---------- Source excerpt ----------

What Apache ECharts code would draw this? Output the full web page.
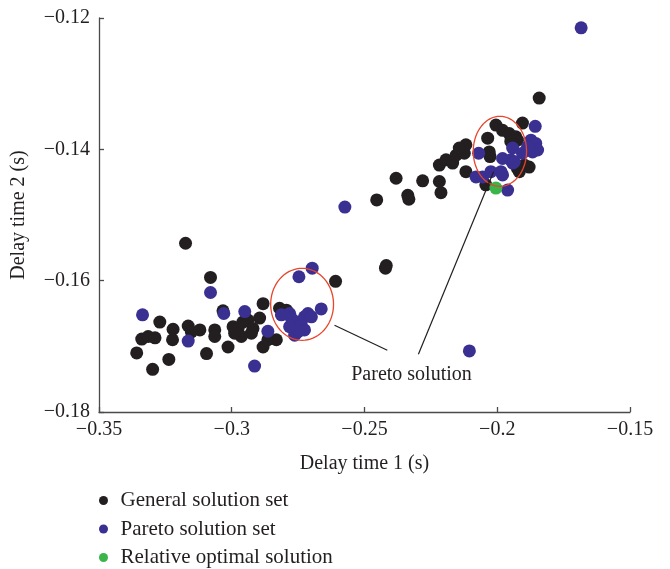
<!DOCTYPE html>
<html>
<head>
<meta charset="utf-8">
<script src="https://cdn.jsdelivr.net/npm/echarts@6/dist/echarts.min.js"></script>
<style>html,body{margin:0;padding:0;background:#fff;}#chart{width:670px;height:569px;}</style>
</head>
<body>
<div id="chart"></div>
<script>
// ---- data ----
const seriesNames = ['General solution set', 'Pareto solution set', 'Relative optimal solution'];
const xTicks = [-0.35, -0.3, -0.25, -0.2, -0.15];
const yTicks = [-0.18, -0.16, -0.14, -0.12];
const xAxisTitle = 'Delay time 1 (s)';
const yAxisTitle = 'Delay time 2 (s)';

const generalSet = [
  [-0.3174,-0.1543],[-0.3080,-0.1595],[-0.3271,-0.1663],[-0.3339,-0.1689],[-0.3315,-0.1685],
  [-0.3289,-0.1687],[-0.3221,-0.1674],[-0.3223,-0.1690],[-0.3164,-0.1669],[-0.3120,-0.1675],
  [-0.3152,-0.1678],[-0.3358,-0.1710],[-0.3237,-0.1720],[-0.3298,-0.1735],[-0.3095,-0.1711],
  [-0.2882,-0.1635],[-0.3033,-0.1646],[-0.3064,-0.1675],[-0.3064,-0.1685],[-0.2995,-0.1670],
  [-0.2976,-0.1673],[-0.2958,-0.1663],[-0.2939,-0.1660],[-0.2920,-0.1673],[-0.2926,-0.1680],
  [-0.2895,-0.1657],[-0.2964,-0.1685],[-0.2989,-0.1680],[-0.2832,-0.1690],[-0.2882,-0.1701],
  [-0.3014,-0.1701],[-0.2820,-0.1642],[-0.2807,-0.1647],[-0.2794,-0.1645],[-0.2609,-0.1601],
  [-0.2864,-0.1690],[-0.2454,-0.1477],[-0.2381,-0.1444],[-0.2337,-0.1470],[-0.2333,-0.1476],
  [-0.2281,-0.1448],[-0.2218,-0.1424],[-0.2218,-0.1449],[-0.2212,-0.1466],[-0.2193,-0.1416],
  [-0.2168,-0.1421],[-0.2155,-0.1409],[-0.2124,-0.1406],[-0.2118,-0.1393],[-0.2143,-0.1398],
  [-0.2118,-0.1434],[-0.2421,-0.1581],[-0.2418,-0.1577],[-0.2005,-0.1363],[-0.1980,-0.1371],
  [-0.1955,-0.1376],[-0.1930,-0.1381],[-0.1905,-0.1360],[-0.2036,-0.1383],[-0.2030,-0.1404],
  [-0.2027,-0.1411],[-0.1924,-0.1429],[-0.1917,-0.1434],[-0.2043,-0.1454],[-0.1842,-0.1322],
  [-0.1924,-0.1386],[-0.1949,-0.1388],[-0.1880,-0.1427],[-0.1898,-0.1424]
];
const paretoSet = [
  [-0.1684,-0.1215],[-0.3080,-0.1618],[-0.3336,-0.1652],[-0.3164,-0.1692],[-0.3030,-0.1650],
  [-0.2951,-0.1647],[-0.2864,-0.1677],[-0.2914,-0.1730],[-0.2813,-0.1652],[-0.2782,-0.1650],
  [-0.2763,-0.1663],[-0.2770,-0.1670],[-0.2697,-0.1581],[-0.2747,-0.1594],[-0.2663,-0.1643],
  [-0.2776,-0.1657],[-0.2751,-0.1663],[-0.2726,-0.1655],[-0.2713,-0.1650],[-0.2700,-0.1655],
  [-0.2738,-0.1668],[-0.2726,-0.1675],[-0.2751,-0.1678],[-0.2763,-0.1683],[-0.2782,-0.1670],
  [-0.2574,-0.1488],[-0.2105,-0.1707],[-0.2070,-0.1406],[-0.1942,-0.1398],[-0.1980,-0.1414],
  [-0.1949,-0.1416],[-0.1942,-0.1421],[-0.1905,-0.1406],[-0.2080,-0.1442],[-0.2055,-0.1442],
  [-0.2024,-0.1434],[-0.1986,-0.1434],[-0.1980,-0.1439],[-0.1961,-0.1462],[-0.1857,-0.1365],
  [-0.1873,-0.1386],[-0.1855,-0.1391],[-0.1848,-0.1401],[-0.1867,-0.1404],[-0.1886,-0.1396],
  [-0.1936,-0.1419]
];
const optimalSet = [[-0.2005,-0.1459]];

// annotation: ellipses [cx, cy, rx, ry] in data units
const ellipseMarks = [[-0.2735,-0.1636,0.01184,0.00548],[-0.1990,-0.1403,0.01004,0.00533]];
// annotation leader lines
const leaderLines = [
  [[-0.2613,-0.1668],[-0.2414,-0.1706]],
  [[-0.2297,-0.1712],[-0.2014,-0.1434]]
];
const annotationText = [[-0.2323,-0.1744,'Pareto solution']];

// ---- chart ----
const SERIF = '"Liberation Serif","DejaVu Serif",serif';
const fmt = v => {
  const r = Math.round(v * 100) / 100;
  return (r < 0 ? '\u2212' : '') + String(Math.abs(r));
};
const chart = echarts.init(document.getElementById('chart'));
const axisCommon = {
  axisLine: {show: true, onZero: false, lineStyle: {color: '#4a4a4a', width: 1.3}},
  axisTick: {show: true, inside: true, length: 5, lineStyle: {color: '#4a4a4a', width: 1.3}},
  splitLine: {show: false},
  nameTextStyle: {fontFamily: SERIF, fontSize: 20, color: '#231f20'},
  axisLabel: {fontFamily: SERIF, fontSize: 20, color: '#231f20', formatter: fmt}
};
const series = [
  {name: seriesNames[0], type: 'scatter', data: generalSet, symbolSize: 13,
   itemStyle: {color: '#231f20', opacity: 1}, z: 2},
  {name: seriesNames[1], type: 'scatter', data: paretoSet, symbolSize: 13,
   itemStyle: {color: '#3a3091', opacity: 1}, z: 3},
  {name: seriesNames[2], type: 'scatter', data: optimalSet, symbolSize: 13,
   itemStyle: {color: '#39b54a', opacity: 1}, z: 4},
  {type: 'custom', data: ellipseMarks, z: 5, silent: true,
   renderItem: function (params, api) {
     const c = api.coord([api.value(0), api.value(1)]);
     const s = api.size([api.value(2), api.value(3)]);
     const pts = [];
     for (let i = 0; i <= 72; i++) {
       const a = i / 72 * Math.PI * 2;
       pts.push([c[0] + s[0] * Math.cos(a), c[1] + s[1] * Math.sin(a)]);
     }
     return {type: 'polyline', shape: {points: pts},
       style: {stroke: '#e8452c', lineWidth: 1.3, fill: null}};
   }},
  {type: 'custom', data: leaderLines.map(l => [l[0][0], l[0][1], l[1][0], l[1][1]]), z: 6, silent: true,
   renderItem: function (params, api) {
     const a = api.coord([api.value(0), api.value(1)]);
     const b = api.coord([api.value(2), api.value(3)]);
     return {type: 'line', shape: {x1: a[0], y1: a[1], x2: b[0], y2: b[1]},
       style: {stroke: '#231f20', lineWidth: 1.2}};
   }},
  {type: 'custom', data: annotationText, z: 6, silent: true,
   renderItem: function (params, api) {
     const p = api.coord([api.value(0), api.value(1)]);
     return {type: 'text', x: p[0], y: p[1],
       style: {text: annotationText[params.dataIndex][2], font: '20px ' + SERIF,
         fill: '#231f20', align: 'center', verticalAlign: 'middle'}};
   }}
];
chart.setOption({
  animation: false,
  backgroundColor: '#fff',
  grid: {left: 99, right: 40, top: 18, bottom: 157, containLabel: false},
  xAxis: Object.assign({}, axisCommon, {
    type: 'value', min: xTicks[0], max: xTicks[xTicks.length - 1], interval: 0.05,
    name: xAxisTitle, nameLocation: 'middle', nameGap: 42,
    axisLabel: Object.assign({}, axisCommon.axisLabel, {margin: 8})
  }),
  yAxis: Object.assign({}, axisCommon, {
    type: 'value', min: yTicks[0], max: yTicks[yTicks.length - 1], interval: 0.02,
    name: yAxisTitle, nameLocation: 'middle', nameGap: 70,
    axisLabel: Object.assign({}, axisCommon.axisLabel, {margin: 9})
  }),
  legend: {
    data: seriesNames, orient: 'vertical', left: 99, top: 490, padding: 0,
    icon: 'circle', itemWidth: 24, itemHeight: 9, itemGap: 7.5,
    textStyle: {fontFamily: SERIF, fontSize: 21, color: '#231f20', lineHeight: 20}
  },
  series: series
});
</script>
</body>
</html>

----------

> [The task]:
Everything from the first line of the listing above through the line that contains "const yAxisTitle = 'Delay time 2 (s)';" is to be restated word for word, minus the pictures.

> [Answer to this task]:
What Apache ECharts code would draw this? Output the full web page.
<!DOCTYPE html>
<html>
<head>
<meta charset="utf-8">
<script src="https://cdn.jsdelivr.net/npm/echarts@6/dist/echarts.min.js"></script>
<style>html,body{margin:0;padding:0;background:#fff;}#chart{width:670px;height:569px;}</style>
</head>
<body>
<div id="chart"></div>
<script>
// ---- data ----
const seriesNames = ['General solution set', 'Pareto solution set', 'Relative optimal solution'];
const xTicks = [-0.35, -0.3, -0.25, -0.2, -0.15];
const yTicks = [-0.18, -0.16, -0.14, -0.12];
const xAxisTitle = 'Delay time 1 (s)';
const yAxisTitle = 'Delay time 2 (s)';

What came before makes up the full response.